◆ **DATA SHOWN**:
-- start --
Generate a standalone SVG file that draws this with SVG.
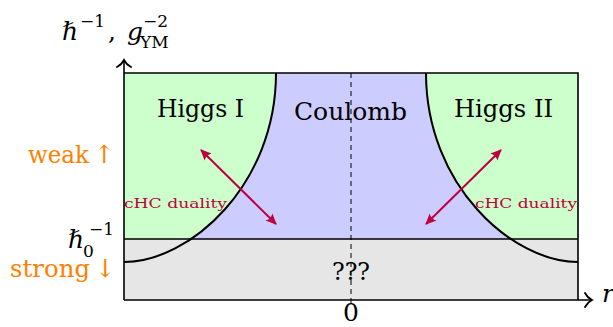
<svg xmlns="http://www.w3.org/2000/svg" width="613" height="327" viewBox="0 0 613 327">
<style>
text{font-family:'DejaVu Serif',serif}
.big{font-size:25px;fill:#000}
.sm{font-size:17px;fill:#000}
.it{font-style:italic}
.org{fill:#ff8000}
.pur{fill:#bf0040;font-size:13px}
.curve{fill:none;stroke:#000;stroke-width:2}
.bd{fill:none;stroke:#000;stroke-width:1.6}
.dual{stroke:#bf0040;stroke-width:2;fill:none;marker-start:url(#st);marker-end:url(#st)}
</style>
<defs>
<marker id="to" markerUnits="userSpaceOnUse" viewBox="-10 -9 12 18" refX="0" refY="0" markerWidth="12" markerHeight="18" orient="auto">
<path d="M-7,-7 C-5,-3 -2,-1 0,0 C-2,1 -5,3 -7,7" fill="none" stroke="#000" stroke-width="1.8" stroke-linecap="round"/>
</marker>
<marker id="st" markerUnits="userSpaceOnUse" viewBox="-12 -7 14 14" refX="0" refY="0" markerWidth="14" markerHeight="14" orient="auto-start-reverse">
<path d="M1,0 L-10,-5 Q-7,0 -10,5 Z" fill="#bf0040"/>
</marker>
</defs>
<g id="regions">
<rect x="124" y="73" width="454" height="166" fill="#ccffcc"/>
<path d="M276,73 C276,185 190,262 124,262 L578,262 C512,262 426,185 426,73 Z" fill="#ccccff"/>
<rect x="124" y="239" width="454" height="61" fill="#e6e6e6"/>
</g>
<g id="boundaries">
<path class="curve" d="M276,73 C276,185 190,262 124,262"/>
<path class="curve" d="M426,73 C426,185 512,262 578,262"/>
<path class="bd" d="M124,73 H578 V300 M124,239 H578"/>
<line x1="351" y1="73" x2="351" y2="307" stroke="#000" stroke-width="1" stroke-dasharray="5 4"/>
</g>
<g id="axes">
<line x1="124" y1="300" x2="592" y2="300" stroke="#000" stroke-width="1.6" marker-end="url(#to)"/>
<line x1="124" y1="300" x2="124" y2="60" stroke="#000" stroke-width="1.6" marker-end="url(#to)"/>
</g>
<g id="connectors">
<line class="dual" x1="201" y1="150" x2="276" y2="224"/>
<line class="dual" x1="501" y1="150" x2="426" y2="224"/>
</g>
<g id="higgs1"><text class="big" x="157" y="117" textLength="87" lengthAdjust="spacingAndGlyphs">Higgs I</text></g>
<g id="coulomb"><text class="big" x="294" y="120" textLength="113" lengthAdjust="spacingAndGlyphs">Coulomb</text></g>
<g id="higgs2"><text class="big" x="454" y="117" textLength="99" lengthAdjust="spacingAndGlyphs">Higgs II</text></g>
<g id="unknown"><text class="big" x="332" y="280" textLength="38" lengthAdjust="spacingAndGlyphs">???</text></g>
<g id="dual-labels">
<text class="pur" x="124" y="208" textLength="103" lengthAdjust="spacingAndGlyphs">cHC duality</text>
<text class="pur" x="475" y="208" textLength="102" lengthAdjust="spacingAndGlyphs">cHC duality</text>
</g>
<g id="axis-labels">
<text class="big it" x="62" y="40">ℏ</text>
<text class="sm" x="80" y="27">−1</text>
<text class="big" x="108" y="40">,</text>
<text class="big it" x="127" y="40">g</text>
<text class="sm" x="143" y="27">−2</text>
<text class="sm" x="140" y="48">YM</text>
<text class="big" x="351" y="321" text-anchor="middle">0</text>
<text class="big it" x="602" y="302">r</text>
<text class="big it" x="68" y="248">ℏ</text>
<text class="sm" x="83" y="257">0</text>
<text class="sm" x="89" y="235">−1</text>
<text class="big org" x="28" y="163" textLength="61" lengthAdjust="spacingAndGlyphs">weak</text>
<text class="big org" x="104.5" y="163" text-anchor="middle">↑</text>
<text class="big org" x="10" y="277" textLength="80" lengthAdjust="spacingAndGlyphs">strong</text>
<text class="big org" x="105.5" y="277" text-anchor="middle">↓</text>
</g>
</svg>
-- end --
◆ **EXERCISE DETAILS**: Write out the material above once more, exactly as it reads, with no pictures.

◆ **TASK OUTPUT**:
Generate a standalone SVG file that draws this with SVG.
<svg xmlns="http://www.w3.org/2000/svg" width="613" height="327" viewBox="0 0 613 327">
<style>
text{font-family:'DejaVu Serif',serif}
.big{font-size:25px;fill:#000}
.sm{font-size:17px;fill:#000}
.it{font-style:italic}
.org{fill:#ff8000}
.pur{fill:#bf0040;font-size:13px}
.curve{fill:none;stroke:#000;stroke-width:2}
.bd{fill:none;stroke:#000;stroke-width:1.6}
.dual{stroke:#bf0040;stroke-width:2;fill:none;marker-start:url(#st);marker-end:url(#st)}
</style>
<defs>
<marker id="to" markerUnits="userSpaceOnUse" viewBox="-10 -9 12 18" refX="0" refY="0" markerWidth="12" markerHeight="18" orient="auto">
<path d="M-7,-7 C-5,-3 -2,-1 0,0 C-2,1 -5,3 -7,7" fill="none" stroke="#000" stroke-width="1.8" stroke-linecap="round"/>
</marker>
<marker id="st" markerUnits="userSpaceOnUse" viewBox="-12 -7 14 14" refX="0" refY="0" markerWidth="14" markerHeight="14" orient="auto-start-reverse">
<path d="M1,0 L-10,-5 Q-7,0 -10,5 Z" fill="#bf0040"/>
</marker>
</defs>
<g id="regions">
<rect x="124" y="73" width="454" height="166" fill="#ccffcc"/>
<path d="M276,73 C276,185 190,262 124,262 L578,262 C512,262 426,185 426,73 Z" fill="#ccccff"/>
<rect x="124" y="239" width="454" height="61" fill="#e6e6e6"/>
</g>
<g id="boundaries">
<path class="curve" d="M276,73 C276,185 190,262 124,262"/>
<path class="curve" d="M426,73 C426,185 512,262 578,262"/>
<path class="bd" d="M124,73 H578 V300 M124,239 H578"/>
<line x1="351" y1="73" x2="351" y2="307" stroke="#000" stroke-width="1" stroke-dasharray="5 4"/>
</g>
<g id="axes">
<line x1="124" y1="300" x2="592" y2="300" stroke="#000" stroke-width="1.6" marker-end="url(#to)"/>
<line x1="124" y1="300" x2="124" y2="60" stroke="#000" stroke-width="1.6" marker-end="url(#to)"/>
</g>
<g id="connectors">
<line class="dual" x1="201" y1="150" x2="276" y2="224"/>
<line class="dual" x1="501" y1="150" x2="426" y2="224"/>
</g>
<g id="higgs1"><text class="big" x="157" y="117" textLength="87" lengthAdjust="spacingAndGlyphs">Higgs I</text></g>
<g id="coulomb"><text class="big" x="294" y="120" textLength="113" lengthAdjust="spacingAndGlyphs">Coulomb</text></g>
<g id="higgs2"><text class="big" x="454" y="117" textLength="99" lengthAdjust="spacingAndGlyphs">Higgs II</text></g>
<g id="unknown"><text class="big" x="332" y="280" textLength="38" lengthAdjust="spacingAndGlyphs">???</text></g>
<g id="dual-labels">
<text class="pur" x="124" y="208" textLength="103" lengthAdjust="spacingAndGlyphs">cHC duality</text>
<text class="pur" x="475" y="208" textLength="102" lengthAdjust="spacingAndGlyphs">cHC duality</text>
</g>
<g id="axis-labels">
<text class="big it" x="62" y="40">ℏ</text>
<text class="sm" x="80" y="27">−1</text>
<text class="big" x="108" y="40">,</text>
<text class="big it" x="127" y="40">g</text>
<text class="sm" x="143" y="27">−2</text>
<text class="sm" x="140" y="48">YM</text>
<text class="big" x="351" y="321" text-anchor="middle">0</text>
<text class="big it" x="602" y="302">r</text>
<text class="big it" x="68" y="248">ℏ</text>
<text class="sm" x="83" y="257">0</text>
<text class="sm" x="89" y="235">−1</text>
<text class="big org" x="28" y="163" textLength="61" lengthAdjust="spacingAndGlyphs">weak</text>
<text class="big org" x="104.5" y="163" text-anchor="middle">↑</text>
<text class="big org" x="10" y="277" textLength="80" lengthAdjust="spacingAndGlyphs">strong</text>
<text class="big org" x="105.5" y="277" text-anchor="middle">↓</text>
</g>
</svg>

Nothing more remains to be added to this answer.